From the entries below, extract every line that includes the word "this".
-*-
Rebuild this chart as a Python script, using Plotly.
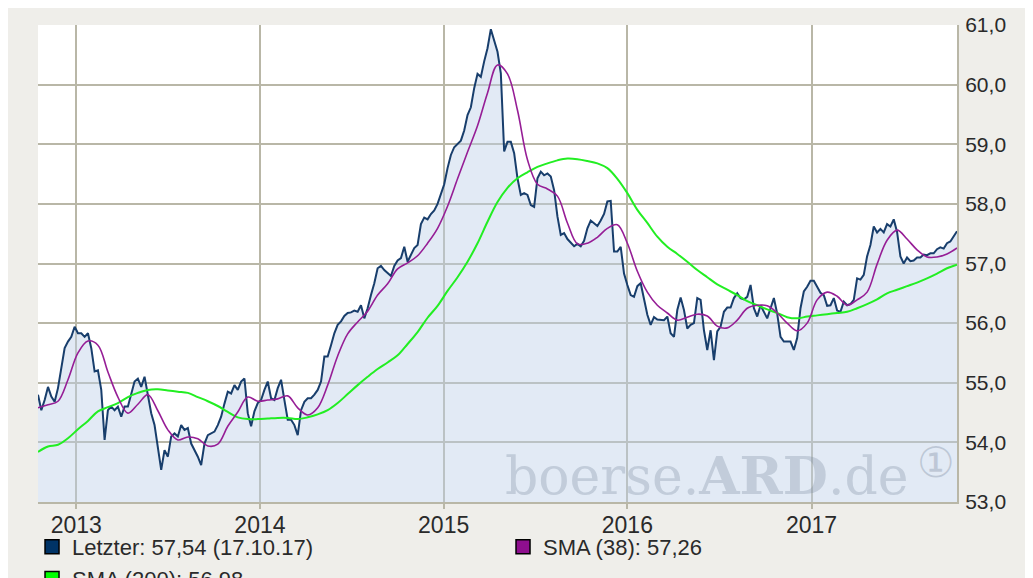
import pandas as pd
import plotly.graph_objects as go

# ---------------- data ----------------
start_date = "2012-10-17"
end_date = "2017-10-17"

letzter = [
    # late 2012 - 2013
    54.80, 54.54, 54.71, 54.93, 54.77, 54.68, 54.91, 55.27, 55.58, 55.69,
    55.77, 55.94, 55.83, 55.83, 55.77, 55.83, 55.58, 55.19, 55.21, 54.88,
    54.04, 54.54, 54.60, 54.54, 54.60, 54.43, 54.60, 54.60, 54.79, 55.02,
    55.07, 54.93, 55.10, 54.82, 54.49, 54.29, 53.93, 53.54, 53.87, 53.76,
    54.10, 54.15, 54.10, 54.29, 54.21, 54.24, 53.98, 53.87, 53.76, 53.62,
    53.98, 54.12, 54.15, 54.18, 54.29, 54.43, 54.65, 54.85,
    # 2014
    54.82, 54.96, 54.88, 55.02, 55.07, 54.49, 54.27, 54.52, 54.66, 54.71,
    54.88, 55.02, 54.74, 54.71, 54.91, 55.05, 54.71, 54.38, 54.38, 54.29,
    54.12, 54.54, 54.68, 54.74, 54.74, 54.80, 54.88, 55.02, 55.44, 55.44,
    55.63, 55.83, 55.97, 56.03, 56.12, 56.17, 56.18, 56.21, 56.19, 56.30,
    56.08, 56.25, 56.47, 56.67, 56.92, 56.96, 56.89, 56.84, 56.79, 56.96,
    57.05, 57.09, 57.28, 57.03, 57.14, 57.26, 57.31,
    # 2015
    57.66, 57.77, 57.74, 57.83, 57.89, 58.00, 58.17, 58.33, 58.60, 58.82,
    58.95, 59.00, 59.06, 59.23, 59.49, 59.62, 59.94, 60.18, 60.13, 60.39,
    60.61, 60.93, 60.72, 60.55, 60.19, 58.88, 59.04, 59.04, 58.85, 58.43,
    58.15, 58.18, 58.15, 57.98, 57.95, 58.43, 58.54, 58.48, 58.51, 58.46,
    58.23, 57.79, 57.48, 57.51, 57.41, 57.35, 57.29, 57.33, 57.29, 57.38,
    57.59, 57.72, 57.67, 57.63, 57.72, 57.83, 58.04, 58.05,
    # 2016
    57.20, 57.20, 57.28, 56.83, 56.64, 56.47, 56.44, 56.62, 56.67, 56.42,
    56.14, 55.97, 56.10, 56.06, 56.06, 56.05, 56.11, 55.83, 55.77, 56.22,
    56.43, 56.22, 55.91, 55.97, 56.00, 56.42, 56.39, 55.88, 55.55, 55.88,
    55.38, 55.86, 55.94, 56.19, 56.26, 56.26, 56.42, 56.50, 56.42, 56.40,
    56.44, 56.64, 56.25, 56.11, 56.30, 56.19, 56.08, 56.25, 56.42, 56.16,
    55.77, 55.69, 55.69, 55.69, 55.55, 55.75, 56.25,
    # 2017
    56.53, 56.61, 56.71, 56.71, 56.60, 56.51, 56.47, 56.29, 56.30, 56.42,
    56.21, 56.19, 56.36, 56.30, 56.32, 56.39, 56.75, 56.73, 56.81, 57.12,
    57.31, 57.62, 57.52, 57.58, 57.52, 57.66, 57.62, 57.74, 57.53, 57.12,
    57.00, 57.10, 57.04, 57.05, 57.10, 57.10, 57.15, 57.14, 57.17, 57.17,
    57.24, 57.27, 57.25, 57.34, 57.37, 57.46, 57.54,
]

sma38 = [
    54.58, 54.63, 54.69, 55.05, 55.50, 55.70, 55.63, 55.18, 54.76, 54.49,
    54.64, 54.80, 54.53, 54.21, 54.04, 54.09, 54.06, 53.94, 53.97, 54.27,
    54.51, 54.76, 54.69, 54.71, 54.73, 54.78, 54.58, 54.46, 54.58, 54.96,
    55.45, 55.82, 56.02, 56.20, 56.47, 56.66, 56.91, 57.01, 57.13, 57.34,
    57.59, 57.96, 58.42, 58.87, 59.31, 59.86, 60.33, 60.18, 59.57, 58.74,
    58.33, 58.25, 58.13, 57.68, 57.33, 57.34, 57.44, 57.59, 57.65, 57.34,
    56.87, 56.52, 56.30, 56.17, 56.05, 56.10, 56.15, 56.12, 55.95, 55.92,
    56.05, 56.25, 56.30, 56.29, 56.17, 56.00, 55.87, 56.00, 56.39, 56.52,
    56.45, 56.30, 56.39, 56.52, 56.99, 57.39, 57.56, 57.41, 57.23, 57.11,
    57.11, 57.16, 57.26,
]

sma200 = [
    53.84, 53.93, 53.96, 54.07, 54.22, 54.36, 54.52, 54.59, 54.66, 54.76,
    54.83, 54.88, 54.89, 54.87, 54.85, 54.83, 54.76, 54.69, 54.61, 54.51,
    54.42, 54.39, 54.39, 54.40, 54.41, 54.41, 54.39, 54.42, 54.47, 54.54,
    54.66, 54.81, 54.96, 55.10, 55.23, 55.34, 55.46, 55.65, 55.85, 56.09,
    56.29, 56.54, 56.77, 57.03, 57.34, 57.70, 58.03, 58.27, 58.43, 58.53,
    58.62, 58.68, 58.73, 58.76, 58.75, 58.72, 58.68, 58.60, 58.42, 58.18,
    57.90, 57.68, 57.45, 57.28, 57.16, 57.03, 56.89, 56.77, 56.65, 56.56,
    56.47, 56.37, 56.30, 56.23, 56.17, 56.10, 56.08, 56.11, 56.13, 56.15,
    56.17, 56.19, 56.25, 56.32, 56.40, 56.50, 56.56, 56.62, 56.68, 56.75,
    56.83, 56.92, 56.98,
]

last_date_label = "17.10.17"

# ---------------- figure ----------------
price_dates = pd.date_range(start_date, end_date, periods=len(letzter))
sma_dates = pd.date_range(start_date, end_date, periods=len(sma38))

def de(v):
    return f"{v:.2f}".replace(".", ",")

GRID = "#B9B7A7"
FONT = "Liberation Sans, Arial, sans-serif"
TXT = "#2a2a2a"

fig = go.Figure()

fig.add_trace(go.Scatter(
    x=price_dates, y=letzter, mode="lines",
    line=dict(color="#183E6C", width=2),
    fill="tozeroy", fillcolor="rgba(190,208,233,0.45)",
    showlegend=False, hoverinfo="skip",
))
fig.add_trace(go.Scatter(
    x=sma_dates, y=sma200, mode="lines", line=dict(color="#22EE22", width=2),
    line_shape="spline", showlegend=False, hoverinfo="skip",
))
fig.add_trace(go.Scatter(
    x=sma_dates, y=sma38, mode="lines", line=dict(color="#961E96", width=1.6),
    line_shape="spline", showlegend=False, hoverinfo="skip",
))

# legend entries (square swatches)
legend_items = [
    (f"Letzter: {de(letzter[-1])} ({last_date_label})", "#003366", "legend"),
    (f"SMA (38): {de(sma38[-1])}", "#8E0E8E", "legend2"),
    (f"SMA (200): {de(sma200[-1])}", "#00FF00", "legend"),
]
for name, col, lg in legend_items:
    fig.add_trace(go.Scatter(
        x=[None], y=[None], mode="markers", name=name, legend=lg,
        marker=dict(symbol="square", size=14, color=col,
                    line=dict(color="black", width=1.5)),
    ))

legend_common = dict(
    orientation="v", yanchor="top", xanchor="left",
    bgcolor="rgba(0,0,0,0)", font=dict(size=22, color=TXT, family=FONT),
    itemclick=False, itemdoubleclick=False, tracegroupgap=0,
)

fig.update_layout(
    width=1033, height=578,
    margin=dict(l=30, r=84, t=17, b=84, pad=0, autoexpand=False),
    paper_bgcolor="#EFEEEA", plot_bgcolor="white",
    separators=",.",
    font=dict(family=FONT, size=21, color=TXT),
    xaxis=dict(
        type="date", range=[start_date, end_date],
        tick0="2013-01-01", dtick="M12", tickformat="%Y",
        showgrid=True, gridcolor=GRID, gridwidth=2,
        ticks="outside", ticklen=5, tickwidth=2, tickcolor=GRID,
        showline=True, linecolor=GRID, linewidth=2, ticklabelstandoff=-4,
        zeroline=False, tickfont=dict(size=23, color=TXT, family=FONT),
        automargin=False,
    ),
    yaxis=dict(
        side="right", range=[53, 61], dtick=1, tickformat=".1f",
        showgrid=True, gridcolor=GRID, gridwidth=2,
        showline=True, linecolor=GRID, linewidth=2,
        ticks="", ticklabelstandoff=2, zeroline=False,
        tickfont=dict(size=21, color=TXT, family=FONT),
        automargin=False,
    ),
    legend=dict(x=-0.0065, y=-0.0503, **legend_common),
    legend2=dict(x=0.506, y=-0.0503, **legend_common),
    annotations=[
        dict(text="boerse.<b>ARD</b>.de", xref="paper", yref="paper",
             x=0.506, y=-0.012, xanchor="left", yanchor="bottom", showarrow=False,
             font=dict(family="DejaVu Serif", size=52, color="rgba(120,135,155,0.30)")),
        dict(text="①", xref="paper", yref="paper",
             x=0.977, y=0.082, xanchor="center", yanchor="middle", showarrow=False,
             font=dict(family="DejaVu Sans", size=42, color="rgba(120,135,155,0.34)")),
    ],
)

fig.write_html("out.html")
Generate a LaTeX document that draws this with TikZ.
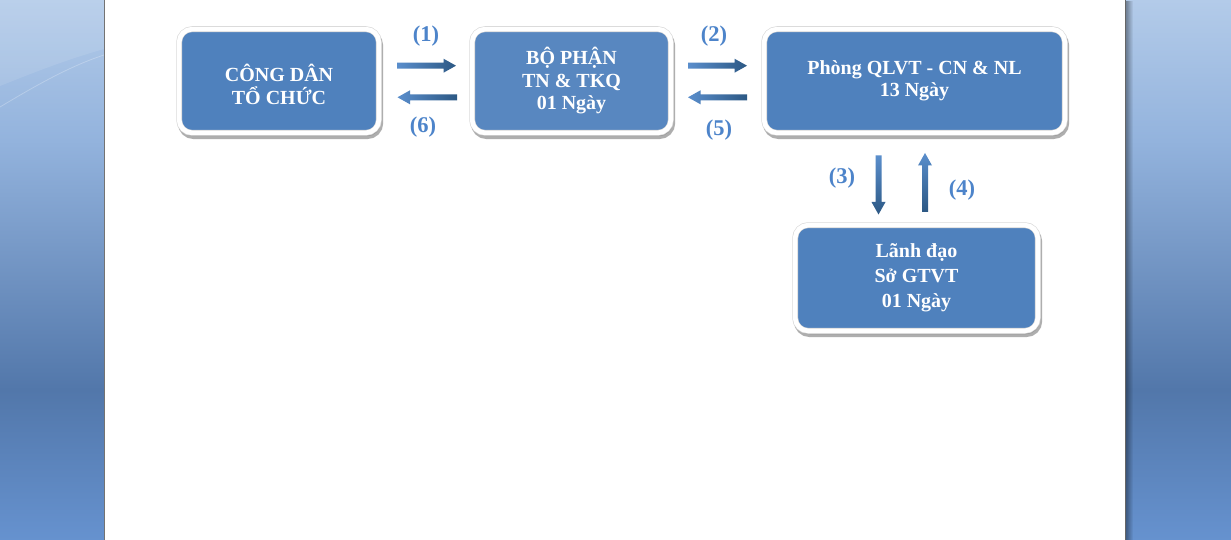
\documentclass[tikz,border=0pt]{standalone}
\usepackage{fontspec}
\setmainfont{Liberation Serif}
\usetikzlibrary{calc,shadows,fadings}
\definecolor{boxblue}{HTML}{4F81BD}
\definecolor{boxblueb}{HTML}{5887C0}
\definecolor{lblblue}{HTML}{4D84CA}
\definecolor{arrlight}{HTML}{5A8ECC}
\definecolor{arrdark}{HTML}{2C5884}
\definecolor{bgtop}{HTML}{B3CBE9}
\definecolor{bgmidA}{HTML}{93B3DD}
\definecolor{bgmid}{HTML}{5277AA}
\definecolor{bgbot}{HTML}{6692CF}
\pgfdeclareverticalshading{bgshade}{100bp}{color(0bp)=(bgbot); color(25bp)=(bgbot); color(38.9bp)=(bgmid); color(62bp)=(bgmidA); color(75bp)=(bgtop); color(100bp)=(bgtop)}
\newcommand\fatarrow[3]{%
  \coordinate (hb) at ($(#2)!12.5pt!(#1)$);
  \shade[#3] ($(#1)!3pt!90:(#2)$) -- ($(hb)!3pt!90:(#2)$) -- ($(hb)!7pt!90:(#2)$) -- (#2)
    -- ($(hb)!7pt!-90:(#2)$) -- ($(hb)!3pt!-90:(#2)$) -- ($(#1)!3pt!-90:(#2)$) -- cycle;
}
\tikzset{
  stepbox/.style={draw=black!16, double=white, double distance=4.6pt, line width=0.6pt,
    fill=boxblue, rounded corners=13pt, text=white, align=center, inner sep=0pt,
    font=\bfseries\fontsize{20}{22.5}\selectfont,
    drop shadow={shadow xshift=1.5pt, shadow yshift=-3.4pt, fill=black!42, draw=black!42, line width=5.6pt, opacity=0.75}},
  numlabel/.style={text=lblblue, font=\bfseries\fontsize{22.5}{24}\selectfont, inner sep=0pt},
  hshade/.style={left color=arrlight, right color=arrdark},
  vshade/.style={top color=arrlight, bottom color=arrdark},
}
\begin{document}
\begin{tikzpicture}[x=1pt,y=-1pt]
\useasboundingbox (0,0) rectangle (1231,540);
% background panels
\shade[shading=bgshade] (0,0) rectangle (1231,540);
\fill[white, opacity=0.1] (0,0) -- (104,0) -- (104,49) .. controls (65,60) and (30,74) .. (0,86) -- cycle;
\draw[white, opacity=0.25, line width=0.8pt] (0,107) .. controls (35,86) and (70,66) .. (104,55);
% page
\fill[white] (105,0) rectangle (1125,540);
\fill[black!55] (103.8,0) rectangle (105,540);
\fill[black!60] (1125,0) rectangle (1126.3,540);
\fill[black, path fading=east, opacity=0.35] (1126.3,0) rectangle (1133,540);
% boxes
\node[stepbox, minimum width=199.7pt, minimum height=103.7pt] (cd) at (279,81) {\rule{0pt}{24pt}CÔNG DÂN\\TỔ CHỨC};
\node[stepbox, fill=boxblueb, minimum width=198.7pt, minimum height=103.7pt] (bp) at (571.5,81) {BỘ PHẬN\\TN \& TKQ\\01 Ngày};
\node[stepbox, minimum width=300.7pt, minimum height=103.7pt] (pq) at (914.5,81) {Phòng QLVT - CN \& NL\\13 Ngày};
\node[stepbox, minimum width=242.7pt, minimum height=105.7pt, font=\bfseries\fontsize{20}{25}\selectfont] (ld) at (916.5,278) {Lãnh đạo\\Sở GTVT\\01 Ngày};
% arrow end points
\coordinate (a1s) at (397,65.7);  \coordinate (a1e) at (456,65.7);
\coordinate (a6s) at (457,97.3);  \coordinate (a6e) at (397.5,97.3);
\coordinate (a2s) at (688,65.7);  \coordinate (a2e) at (747,65.7);
\coordinate (a5s) at (747,97.3);  \coordinate (a5e) at (688,97.3);
\coordinate (a3s) at (878.5,155.5); \coordinate (a3e) at (878.5,214.5);
\coordinate (a4s) at (925,212); \coordinate (a4e) at (925,153);
\fatarrow{a1s}{a1e}{hshade}
\fatarrow{a6s}{a6e}{hshade}
\fatarrow{a2s}{a2e}{hshade}
\fatarrow{a5s}{a5e}{hshade}
\fatarrow{a3s}{a3e}{vshade}
\fatarrow{a4s}{a4e}{vshade}
% labels
\node[numlabel] (l1) at (426,36) {(1)};
\node[numlabel] (l6) at (423,127) {(6)};
\node[numlabel] (l2) at (714,36) {(2)};
\node[numlabel] (l5) at (719,130) {(5)};
\node[numlabel] (l3) at (842,178) {(3)};
\node[numlabel] (l4) at (962,190) {(4)};
\end{tikzpicture}
\end{document}
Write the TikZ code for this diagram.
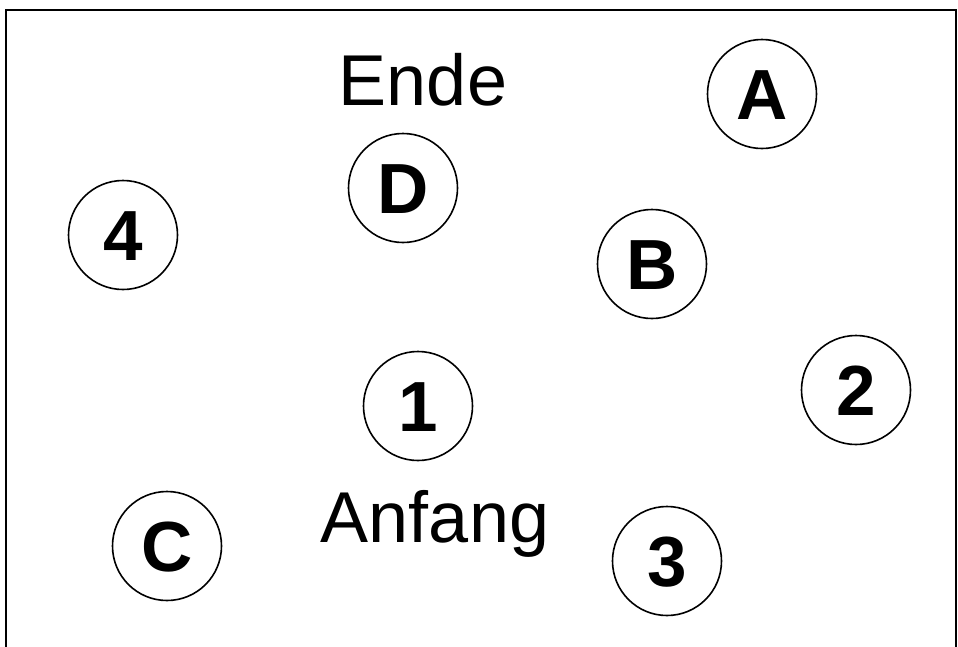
-*-
CORRECT OUTPUT »
Rebuild this chart as a Python script, using Plotly.
Generate a LaTeX document that draws this with TikZ.
Write the TikZ code for this diagram.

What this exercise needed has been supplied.